Quando la nostra autostima è alta, invece, percepiamo la vita come una sfida possibile, e le cose che non sappiamo fare sono punti da migliorare piuttosto che ostacoli che ci impediscono di andare avanti. Un problema non è un blocco, è solo una tappa del cammino.

E’ in questo senso che svalutare gli altri non ci mette in contatto con gli aspetti migliori di noi, di conseguenza non ci permette di migliorarci. Come se tutto rimanesse sul lato “basso” della bilancia, e lo sfondo diventasse negativo.

Percepire il valore degli altri in senso realistico (senza porre gli altri in un piedistallo a noi irraggiungibile), attiva invece reciprocità e cooperazione, al contrario della critica che attiva le difese dell’altro e le sue resistenze.

Purtroppo qualcuno ancora oggi sostiene che la formula del bastone e la carota sia vincente sia sul piano professionale che educativo. Oltre a dissentire personalmente, esistono ormai numerose ricerche pronte a testimoniare come il benessere psicofisico, la sensazione di autoefficacia, un clima emotivamente accogliente, tirano fuori il meglio di ciascun individuo, aumentano la creatività, pongono nelle condizioni di superare i limiti non solo personali, ma di gruppo.

La grande tragedia del nostro tempo è che siamo figli di una generazione che ci ha insegnato il narcisismo: abbiamo molto più potere personale rispetto alle generazioni precedenti. Per la stessa ragione, come spiegato fin qui, è più facile sentirci svalutati, offesi, insultati.

Invece di fare qualcosa che ci farà apparire migliori, naturalmente reagiamo svalutando gli altri, offendendoli, insultandoli. Oggi basta davvero poco per litigare anche con l’automobilista accanto.

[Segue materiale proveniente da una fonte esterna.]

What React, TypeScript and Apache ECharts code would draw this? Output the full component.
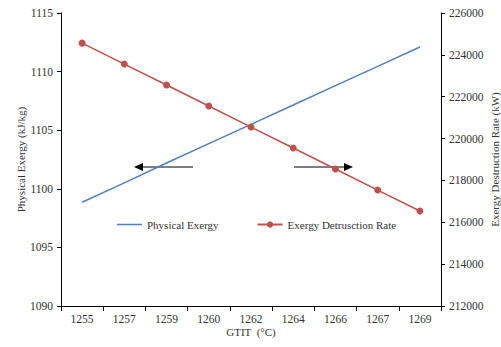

Vedere il mondo con occhi diversi sembra uno sciocco gioco di Pollianna, ma si basa in realtà su una grande maturità personale, e i suoi effetti sono garantiti. Come dei riflessi allo specchio, sforzarsi di sentirsi migliori in un mondo migliore fa realmente girare le cose in modo diverso: non per illusione, ma per diversa consapevolezza di sé e degli altri.